→ **Supplied material**:
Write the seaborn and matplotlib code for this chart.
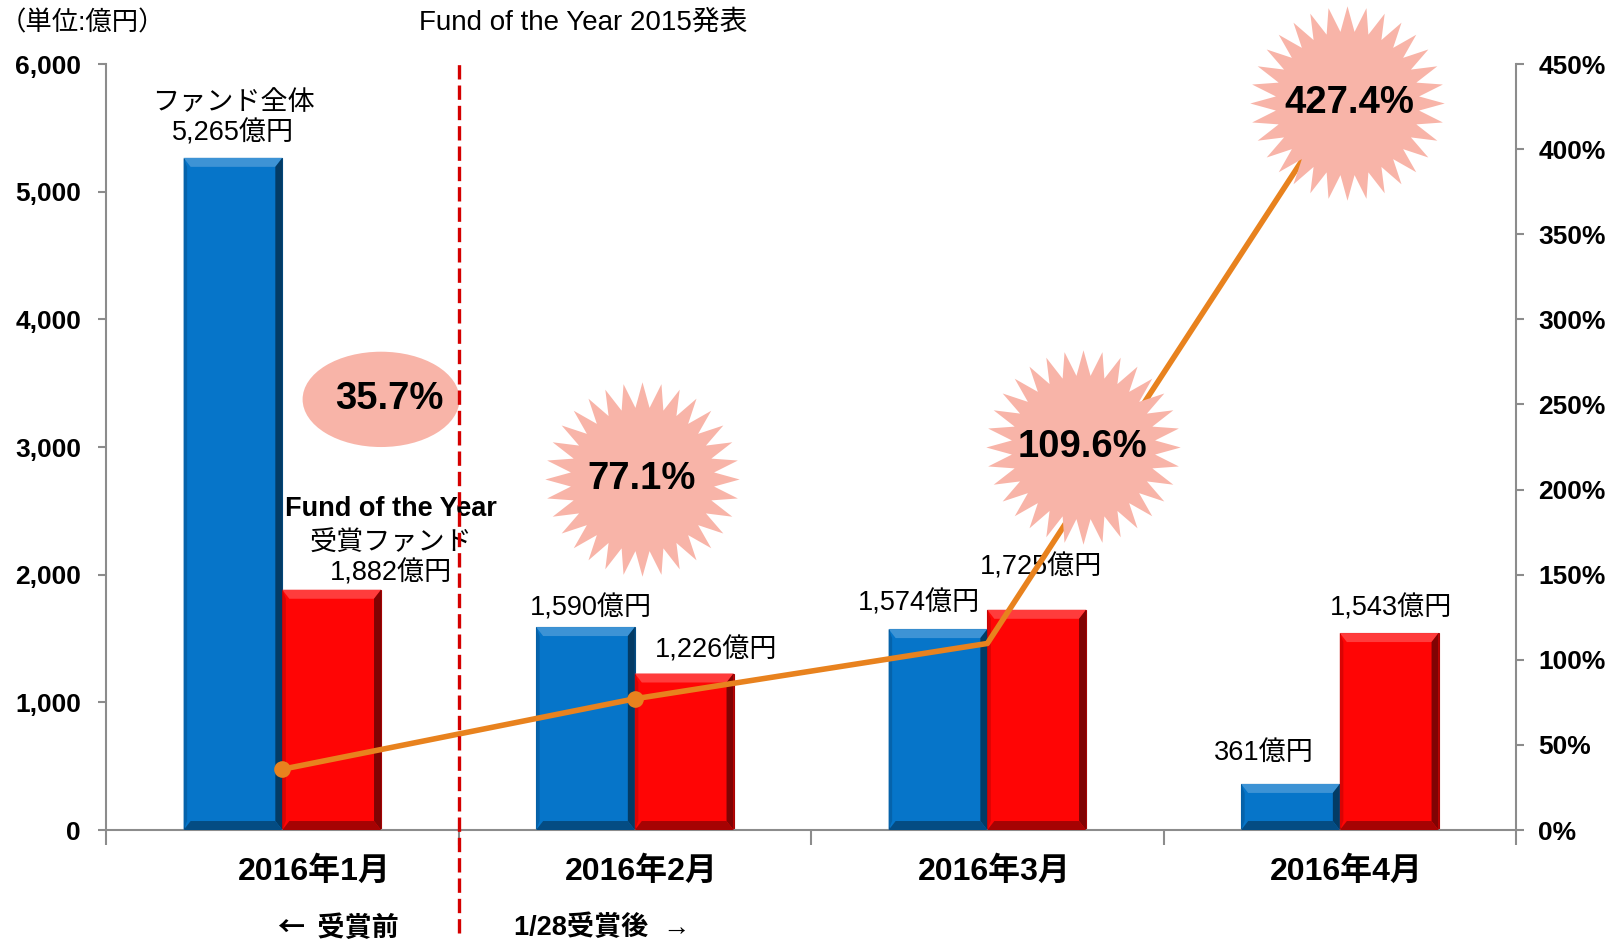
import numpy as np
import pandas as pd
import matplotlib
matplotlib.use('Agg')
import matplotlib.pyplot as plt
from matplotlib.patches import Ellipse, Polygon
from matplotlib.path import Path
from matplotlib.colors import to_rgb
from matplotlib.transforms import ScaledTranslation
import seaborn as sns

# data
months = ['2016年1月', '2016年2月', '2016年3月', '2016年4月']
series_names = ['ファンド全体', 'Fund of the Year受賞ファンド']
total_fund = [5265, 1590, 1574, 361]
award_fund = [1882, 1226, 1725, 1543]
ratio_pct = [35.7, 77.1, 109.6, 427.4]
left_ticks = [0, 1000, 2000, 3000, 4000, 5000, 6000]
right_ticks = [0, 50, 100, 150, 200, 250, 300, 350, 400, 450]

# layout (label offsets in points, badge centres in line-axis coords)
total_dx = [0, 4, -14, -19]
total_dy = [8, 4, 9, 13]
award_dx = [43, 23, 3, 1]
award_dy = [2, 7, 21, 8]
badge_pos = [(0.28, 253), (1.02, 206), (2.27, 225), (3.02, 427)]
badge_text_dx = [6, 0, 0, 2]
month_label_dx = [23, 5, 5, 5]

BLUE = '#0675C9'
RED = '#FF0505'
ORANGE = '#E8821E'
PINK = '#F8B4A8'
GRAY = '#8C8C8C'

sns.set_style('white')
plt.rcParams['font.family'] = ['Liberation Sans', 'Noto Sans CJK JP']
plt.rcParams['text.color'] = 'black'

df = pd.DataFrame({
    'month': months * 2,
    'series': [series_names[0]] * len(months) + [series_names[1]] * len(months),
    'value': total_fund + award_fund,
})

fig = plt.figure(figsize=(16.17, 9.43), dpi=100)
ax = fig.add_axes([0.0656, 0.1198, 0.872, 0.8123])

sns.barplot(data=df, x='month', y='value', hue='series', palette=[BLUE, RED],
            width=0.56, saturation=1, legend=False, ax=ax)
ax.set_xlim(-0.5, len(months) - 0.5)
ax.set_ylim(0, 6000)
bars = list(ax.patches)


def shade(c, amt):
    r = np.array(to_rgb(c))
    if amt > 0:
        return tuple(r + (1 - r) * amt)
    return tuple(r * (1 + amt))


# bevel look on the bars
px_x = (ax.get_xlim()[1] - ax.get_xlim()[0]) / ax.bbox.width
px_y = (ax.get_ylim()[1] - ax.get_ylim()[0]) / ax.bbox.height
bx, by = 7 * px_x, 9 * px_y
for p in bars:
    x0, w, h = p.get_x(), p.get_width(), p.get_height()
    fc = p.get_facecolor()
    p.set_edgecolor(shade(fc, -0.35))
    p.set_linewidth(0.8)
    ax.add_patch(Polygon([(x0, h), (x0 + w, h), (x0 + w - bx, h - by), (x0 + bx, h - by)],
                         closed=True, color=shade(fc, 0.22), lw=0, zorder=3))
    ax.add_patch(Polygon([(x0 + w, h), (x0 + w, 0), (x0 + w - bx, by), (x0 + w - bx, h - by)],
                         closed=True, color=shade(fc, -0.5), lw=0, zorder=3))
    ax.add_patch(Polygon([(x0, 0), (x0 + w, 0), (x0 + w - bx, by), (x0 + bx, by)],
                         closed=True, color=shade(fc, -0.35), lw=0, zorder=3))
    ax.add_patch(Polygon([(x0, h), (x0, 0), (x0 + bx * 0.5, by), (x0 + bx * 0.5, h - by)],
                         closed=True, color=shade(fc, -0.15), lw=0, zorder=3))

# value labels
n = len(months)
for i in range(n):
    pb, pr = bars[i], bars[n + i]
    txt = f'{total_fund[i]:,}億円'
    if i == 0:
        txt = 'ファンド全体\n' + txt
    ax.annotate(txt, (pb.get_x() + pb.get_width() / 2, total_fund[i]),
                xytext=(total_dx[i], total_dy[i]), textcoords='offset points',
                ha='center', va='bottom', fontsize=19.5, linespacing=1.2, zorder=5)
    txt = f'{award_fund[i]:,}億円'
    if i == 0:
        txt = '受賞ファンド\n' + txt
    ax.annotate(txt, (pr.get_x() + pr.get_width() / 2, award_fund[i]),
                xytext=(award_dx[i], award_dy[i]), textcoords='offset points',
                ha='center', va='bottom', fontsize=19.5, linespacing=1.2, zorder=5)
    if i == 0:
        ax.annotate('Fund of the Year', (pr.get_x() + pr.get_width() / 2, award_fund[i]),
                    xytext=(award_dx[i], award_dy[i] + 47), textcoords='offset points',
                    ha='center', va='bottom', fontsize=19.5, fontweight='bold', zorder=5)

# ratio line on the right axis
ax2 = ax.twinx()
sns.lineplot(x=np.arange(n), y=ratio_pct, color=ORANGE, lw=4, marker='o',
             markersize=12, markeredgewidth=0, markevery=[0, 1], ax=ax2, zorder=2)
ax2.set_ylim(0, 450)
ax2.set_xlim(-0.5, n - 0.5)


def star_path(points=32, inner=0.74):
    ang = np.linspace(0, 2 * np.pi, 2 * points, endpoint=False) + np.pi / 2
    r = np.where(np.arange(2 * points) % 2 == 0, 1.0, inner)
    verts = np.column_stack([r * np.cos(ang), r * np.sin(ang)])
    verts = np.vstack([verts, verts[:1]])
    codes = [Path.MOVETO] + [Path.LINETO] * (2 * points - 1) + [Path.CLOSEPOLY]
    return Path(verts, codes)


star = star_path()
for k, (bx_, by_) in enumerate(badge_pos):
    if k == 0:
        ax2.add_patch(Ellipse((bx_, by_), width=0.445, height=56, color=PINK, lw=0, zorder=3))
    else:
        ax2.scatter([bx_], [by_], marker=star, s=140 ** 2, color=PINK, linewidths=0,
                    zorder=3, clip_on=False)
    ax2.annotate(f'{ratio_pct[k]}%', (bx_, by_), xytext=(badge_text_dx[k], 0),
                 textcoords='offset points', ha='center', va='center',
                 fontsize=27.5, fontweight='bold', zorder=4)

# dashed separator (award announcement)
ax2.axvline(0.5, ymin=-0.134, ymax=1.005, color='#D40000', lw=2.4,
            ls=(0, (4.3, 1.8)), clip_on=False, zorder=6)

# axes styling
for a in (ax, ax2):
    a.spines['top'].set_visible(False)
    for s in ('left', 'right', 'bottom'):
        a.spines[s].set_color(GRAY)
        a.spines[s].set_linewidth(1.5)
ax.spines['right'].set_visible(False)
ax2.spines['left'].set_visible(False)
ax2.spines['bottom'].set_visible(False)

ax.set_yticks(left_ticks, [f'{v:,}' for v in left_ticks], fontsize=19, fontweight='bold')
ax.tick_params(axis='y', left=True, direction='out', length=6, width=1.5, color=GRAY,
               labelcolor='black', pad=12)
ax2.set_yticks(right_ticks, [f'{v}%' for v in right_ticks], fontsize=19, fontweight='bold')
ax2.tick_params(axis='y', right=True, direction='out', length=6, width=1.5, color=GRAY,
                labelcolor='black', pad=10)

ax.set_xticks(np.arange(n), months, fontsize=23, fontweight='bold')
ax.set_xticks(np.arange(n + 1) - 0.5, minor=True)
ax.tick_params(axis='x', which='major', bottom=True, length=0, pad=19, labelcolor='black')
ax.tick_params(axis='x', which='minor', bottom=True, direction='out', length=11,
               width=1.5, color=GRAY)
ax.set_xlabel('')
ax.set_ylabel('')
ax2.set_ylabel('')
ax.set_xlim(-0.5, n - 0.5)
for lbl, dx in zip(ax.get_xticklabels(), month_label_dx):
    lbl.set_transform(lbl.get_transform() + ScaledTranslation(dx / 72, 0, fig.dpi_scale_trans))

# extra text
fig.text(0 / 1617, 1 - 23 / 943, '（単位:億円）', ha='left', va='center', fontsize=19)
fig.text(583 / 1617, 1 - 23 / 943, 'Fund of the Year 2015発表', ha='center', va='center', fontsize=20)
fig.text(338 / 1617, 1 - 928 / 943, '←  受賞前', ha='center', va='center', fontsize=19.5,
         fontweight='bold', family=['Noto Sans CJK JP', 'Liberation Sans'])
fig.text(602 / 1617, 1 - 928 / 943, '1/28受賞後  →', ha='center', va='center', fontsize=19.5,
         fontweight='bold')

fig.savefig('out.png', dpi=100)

→ **Requirement**: From the first line above down to the line with "bars = list(ax.patches)", reproduce every line and no others, omitting pictures.

→ **Complete output**:
Write the seaborn and matplotlib code for this chart.
import numpy as np
import pandas as pd
import matplotlib
matplotlib.use('Agg')
import matplotlib.pyplot as plt
from matplotlib.patches import Ellipse, Polygon
from matplotlib.path import Path
from matplotlib.colors import to_rgb
from matplotlib.transforms import ScaledTranslation
import seaborn as sns

# data
months = ['2016年1月', '2016年2月', '2016年3月', '2016年4月']
series_names = ['ファンド全体', 'Fund of the Year受賞ファンド']
total_fund = [5265, 1590, 1574, 361]
award_fund = [1882, 1226, 1725, 1543]
ratio_pct = [35.7, 77.1, 109.6, 427.4]
left_ticks = [0, 1000, 2000, 3000, 4000, 5000, 6000]
right_ticks = [0, 50, 100, 150, 200, 250, 300, 350, 400, 450]

# layout (label offsets in points, badge centres in line-axis coords)
total_dx = [0, 4, -14, -19]
total_dy = [8, 4, 9, 13]
award_dx = [43, 23, 3, 1]
award_dy = [2, 7, 21, 8]
badge_pos = [(0.28, 253), (1.02, 206), (2.27, 225), (3.02, 427)]
badge_text_dx = [6, 0, 0, 2]
month_label_dx = [23, 5, 5, 5]

BLUE = '#0675C9'
RED = '#FF0505'
ORANGE = '#E8821E'
PINK = '#F8B4A8'
GRAY = '#8C8C8C'

sns.set_style('white')
plt.rcParams['font.family'] = ['Liberation Sans', 'Noto Sans CJK JP']
plt.rcParams['text.color'] = 'black'

df = pd.DataFrame({
    'month': months * 2,
    'series': [series_names[0]] * len(months) + [series_names[1]] * len(months),
    'value': total_fund + award_fund,
})

fig = plt.figure(figsize=(16.17, 9.43), dpi=100)
ax = fig.add_axes([0.0656, 0.1198, 0.872, 0.8123])

sns.barplot(data=df, x='month', y='value', hue='series', palette=[BLUE, RED],
            width=0.56, saturation=1, legend=False, ax=ax)
ax.set_xlim(-0.5, len(months) - 0.5)
ax.set_ylim(0, 6000)
bars = list(ax.patches)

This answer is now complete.